The city center.
Our front door.
A typical street in Rouen.
Our return to Rouen, after 3 1/2 years away, has been amazingly smooth. Having been here for 6 weeks the last time, David and I are quite familiar both with the house and with the lay of the land. The most noticeable difference this time is the light. When we were here before it was from Thanksgiving through New Year's, and it was perpetually dark (much like Portland). This time both David and I were shocked by how much light floods the house, because we never experienced it that way before. It was a very welcome surprise.
David and Jean Paul, looking over their/our plot in the community garden.
Another difference between our previous visit and now is that already our dance card is getting full with things to do and people to do them with. Tomorrow I am going to the Alliance Française to take the placement exam and then having coffee with a fellow francophile, Austrailian blogger Kathy of Femmes Francophiles. We've been following each other's blogs for a couple months and she happens to be in Rouen for a couple days! Love that. And earlier tonight our former babysitter, Maite, knocked on our door. She's back from université for a few weeks and wanted to make herself available to us. There's also Rebecca, an American who's father I met in a French class in Portland. She, her husband, and daughter live in Rouen and are coming for dinner Sunday. It's amazing how small the world seems to be getting!
Yesterday we spent much of the day wandering: gathering our fruit, veggies and cheese from the local markets, having crepes and cider for lunch, and taking photos. I found myself drawn again to textures, colors, and doorways. I love taking photos where one is looking through portals — I guess the layering appeals to me. I want to make some time to explore that with paint this summer as well.
Cider at lunch.
Just another neighborhood church.
Love the textures of the stone and the reflected blue sky in the window here.

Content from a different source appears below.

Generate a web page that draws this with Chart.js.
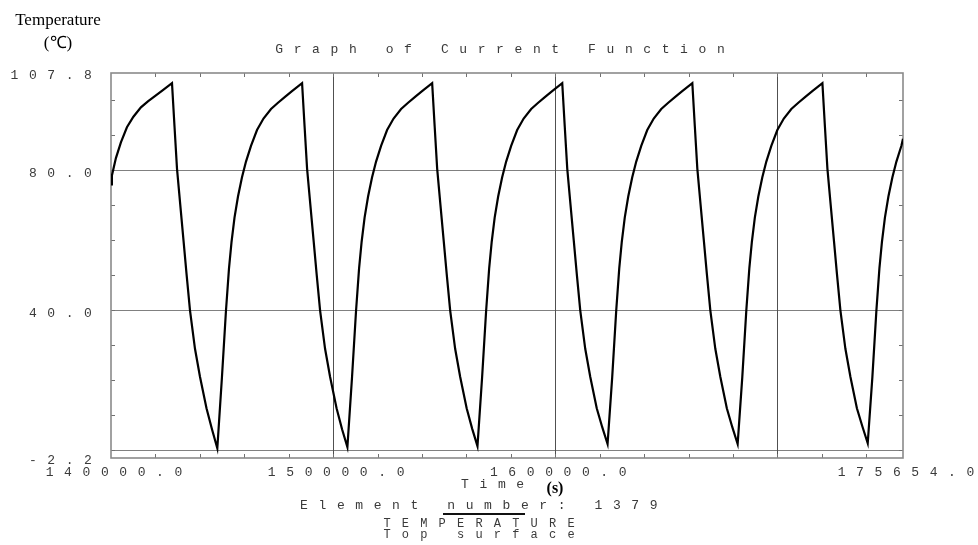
<!DOCTYPE html>
<html lang="en">
<head>
  <meta charset="UTF-8">
  <title>Graph of Current Function</title>
  <script src="https://cdn.jsdelivr.net/npm/chart.js"></script>
  <style>
    body { margin: 0; background: white; }
    canvas { display: block; }
  </style>
</head>
<body>

<canvas id="tempChart" width="978" height="545"></canvas>

<script>
  // time (s) and top surface temperature (C), element 1379
  const times = [
    140000, 140041, 140221, 140446, 140717, 141009, 141347, 141662, 141977, 142292,
    142746, 142859, 142971, 143106, 143264, 143399, 143556, 143781, 144006, 144299, 144546, 144786,
    144996, 145177, 145312, 145425, 145560, 145717, 145897, 146077, 146302, 146573, 146865, 147203, 147518, 147833, 148148,
    148602, 148715, 148827, 148962, 149120, 149255, 149412, 149637, 149862, 150155, 150402, 150642,
    150852, 151033, 151168, 151281, 151416, 151573, 151753, 151933, 152158, 152429, 152721, 153059, 153374, 153689, 154004,
    154458, 154571, 154683, 154818, 154976, 155111, 155268, 155493, 155718, 156011, 156258, 156498,
    156708, 156889, 157024, 157137, 157272, 157429, 157609, 157789, 158014, 158285, 158577, 158915, 159230, 159545, 159860,
    160314, 160427, 160539, 160674, 160832, 160967, 161124, 161349, 161574, 161867, 162114, 162354,
    162564, 162745, 162880, 162993, 163128, 163285, 163465, 163645, 163870, 164141, 164433, 164771, 165086, 165401, 165716,
    166170, 166283, 166395, 166530, 166688, 166823, 166980, 167205, 167430, 167723, 167970, 168210,
    168420, 168601, 168736, 168849, 168984, 169141, 169321, 169501, 169726, 169997, 170289, 170627, 170942, 171257, 171572,
    172026, 172139, 172251, 172386, 172544, 172679, 172836, 173061, 173286, 173579, 173826, 174066,
    174276, 174457, 174592, 174705, 174840, 174997, 175177, 175357, 175582, 175654
  ];
  const temps = [
    76, 78.5, 83.5, 88, 92.3, 95.3, 98, 99.7, 101.2, 102.7,
    104.9, 92.5, 80.5, 71, 60, 50.5, 40, 29, 21, 12, 6, 0.6,
    21, 40, 52, 59.5, 66.5, 72.5, 78, 82.5, 87, 91.5, 94.8, 97.5, 99.3, 101, 102.6,
    104.9, 92.5, 80.5, 71, 60, 50.5, 40, 29, 21, 12, 6, 0.9,
    21, 40, 52, 59.5, 66.5, 72.5, 78, 82.5, 87, 91.5, 94.8, 97.5, 99.3, 101, 102.6,
    104.9, 92.5, 80.5, 71, 60, 50.5, 40, 29, 21, 12, 6.2, 1.2,
    21, 40, 52, 59.5, 66.5, 72.5, 78, 82.5, 87, 91.5, 94.8, 97.5, 99.3, 101, 102.6,
    104.9, 92.5, 80.5, 71, 60, 50.5, 40, 29, 21, 12, 6.6, 1.8,
    21, 40, 52, 59.5, 66.5, 72.5, 78, 82.5, 87, 91.5, 94.8, 97.5, 99.3, 101, 102.6,
    104.9, 92.5, 80.5, 71, 60, 50.5, 40, 29, 21, 12, 6.6, 1.8,
    21, 40, 52, 59.5, 66.5, 72.5, 78, 82.5, 87, 91.5, 94.8, 97.5, 99.3, 101, 102.6,
    104.9, 92.5, 80.5, 71, 60, 50.5, 40, 29, 21, 12, 6.8, 2.0,
    21, 40, 52, 59.5, 66.5, 72.5, 78, 82.5, 87, 89
  ];

  const xMin = 140000, xMax = 175654;
  const yMin = -2.2, yMax = 107.8;
  const xTickValues = [140000, 150000, 160000, 175654];
  const xTickLabels = ["140000.0", "150000.0", "160000.0", "175654.0"];
  const yTickValues = [107.8, 80, 40, -2.2];
  const yTickLabels = ["107.8", "80.0", "40.0", "-2.2"];
  const xGridValues = [150000, 160000, 170000];
  const yGridValues = [0, 40, 80];

  const PITCH = 18.4;
  const MONO = "13px 'Liberation Mono', 'DejaVu Sans Mono', monospace";

  // draw text one char at a time, the old plotter look
  function spaced(ctx, str, x, y, align) {
    const n = str.length;
    let x0 = x;
    if (align === "center") x0 = x - (n - 1) * PITCH / 2;
    if (align === "right") x0 = x - (n - 1) * PITCH;
    ctx.textAlign = "center";
    ctx.textBaseline = "middle";
    for (let i = 0; i < n; i++) {
      ctx.fillText(str[i], x0 + i * PITCH, y);
    }
  }

  const framePlugin = {
    id: "frame",
    beforeDatasetsDraw(chart) {
      const ctx = chart.ctx;
      const a = chart.chartArea;
      const xs = chart.scales.x, ys = chart.scales.y;
      ctx.save();

      // grid
      ctx.lineWidth = 1;
      ctx.strokeStyle = "#808080";
      yGridValues.forEach(v => {
        const py = Math.round(ys.getPixelForValue(v)) + 0.5;
        ctx.beginPath(); ctx.moveTo(a.left, py); ctx.lineTo(a.right, py); ctx.stroke();
      });
      ctx.strokeStyle = "#505050";
      xGridValues.forEach(v => {
        const px = Math.round(xs.getPixelForValue(v)) + 0.5;
        ctx.beginPath(); ctx.moveTo(px, a.top); ctx.lineTo(px, a.bottom); ctx.stroke();
      });

      // small inside ticks
      ctx.strokeStyle = "#707070";
      for (let t = xMin + 2000; t < xMax; t += 2000) {
        const px = Math.round(xs.getPixelForValue(t)) + 0.5;
        ctx.beginPath();
        ctx.moveTo(px, a.top); ctx.lineTo(px, a.top + 4);
        ctx.moveTo(px, a.bottom); ctx.lineTo(px, a.bottom - 4);
        ctx.stroke();
      }
      for (let v = 0; v <= 100; v += 10) {
        const py = Math.round(ys.getPixelForValue(v)) + 0.5;
        ctx.beginPath();
        ctx.moveTo(a.left, py); ctx.lineTo(a.left + 4, py);
        ctx.moveTo(a.right, py); ctx.lineTo(a.right - 4, py);
        ctx.stroke();
      }

      // border
      ctx.strokeStyle = "#8a8a8a";
      ctx.lineWidth = 1.6;
      ctx.strokeRect(a.left, a.top, a.right - a.left, a.bottom - a.top);
      ctx.restore();
    },
    afterDraw(chart) {
      const ctx = chart.ctx;
      const xs = chart.scales.x, ys = chart.scales.y;
      ctx.save();

      ctx.fillStyle = "#000";
      ctx.font = "17px 'Liberation Serif', 'Times New Roman', serif";
      ctx.textAlign = "center";
      ctx.textBaseline = "middle";
      ctx.fillText("Temperature", 58, 21);
      ctx.fillText("(\u2103)", 58, 44);

      ctx.fillStyle = "#3a3a3a";
      ctx.font = MONO;
      spaced(ctx, "Graph of Current Function", 500, 50, "center");

      yTickValues.forEach((v, i) => {
        spaced(ctx, yTickLabels[i], 88, ys.getPixelForValue(v) + 3, "right");
      });
      xTickValues.forEach((v, i) => {
        spaced(ctx, xTickLabels[i], xs.getPixelForValue(v) + 3, 473, "center");
      });

      spaced(ctx, "Time", 465, 485, "left");
      spaced(ctx, "Element number: 1379", 304, 506, "left");
      ctx.font = "12px 'Liberation Mono', 'DejaVu Sans Mono', monospace";
      spaced(ctx, "TEMPERATURE", 387, 524, "left");
      spaced(ctx, "Top surface", 387, 535, "left");

      ctx.fillStyle = "#000";
      ctx.font = "bold 16px 'Liberation Serif', 'Times New Roman', serif";
      ctx.textAlign = "center";
      ctx.fillText("(s)", 555, 489);

      ctx.strokeStyle = "#111";
      ctx.lineWidth = 2;
      ctx.beginPath(); ctx.moveTo(443, 514); ctx.lineTo(525, 514); ctx.stroke();
      ctx.restore();
    }
  };

  const ctx = document.getElementById("tempChart").getContext("2d");
  new Chart(ctx, {
    type: "line",
    data: {
      datasets: [{
        label: "TEMPERATURE Top surface",
        data: times.map((t, i) => ({ x: t, y: temps[i] })),
        borderColor: "#000",
        borderWidth: 2.2,
        pointRadius: 0,
        tension: 0,
        fill: false
      }]
    },
    options: {
      responsive: false,
      animation: false,
      layout: { padding: { left: 111, right: 75, top: 73, bottom: 87 } },
      plugins: { legend: { display: false }, tooltip: { enabled: false } },
      scales: {
        x: { type: "linear", display: false, min: xMin, max: xMax },
        y: { display: false, min: yMin, max: yMax }
      }
    },
    plugins: [framePlugin]
  });
</script>

</body>
</html>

Of course, all is not sunshine and cider. These journeys always have a learning curve and we've started ours. In our first 24 hours here we managed to fry both electrical gadgets we deemed important enough to bring with us: my immersion blender and the baby monitor. All electrical currents are not created alike and we simply didn't pay enough attention. Also, for those of you who remember our previous adventures in bathing, we may once again be sneaking over to the neighbor's house for a quick bath. At the moment we have no hot water whatsoever, though we have hopes of getting that resolved tomorrow. One never knows since it involves me speaking on the phone with a plumber who speaks no english. But somehow none of it seems to bother me when we're here. Perhaps that's why I keep wanting to come back. Something about being here mellows me. Maybe it's that I have nothing else to worry about here except how much cheese 3 people can reasonably eat in 7 weeks!
What happens when you leave David alone to buy the cheese!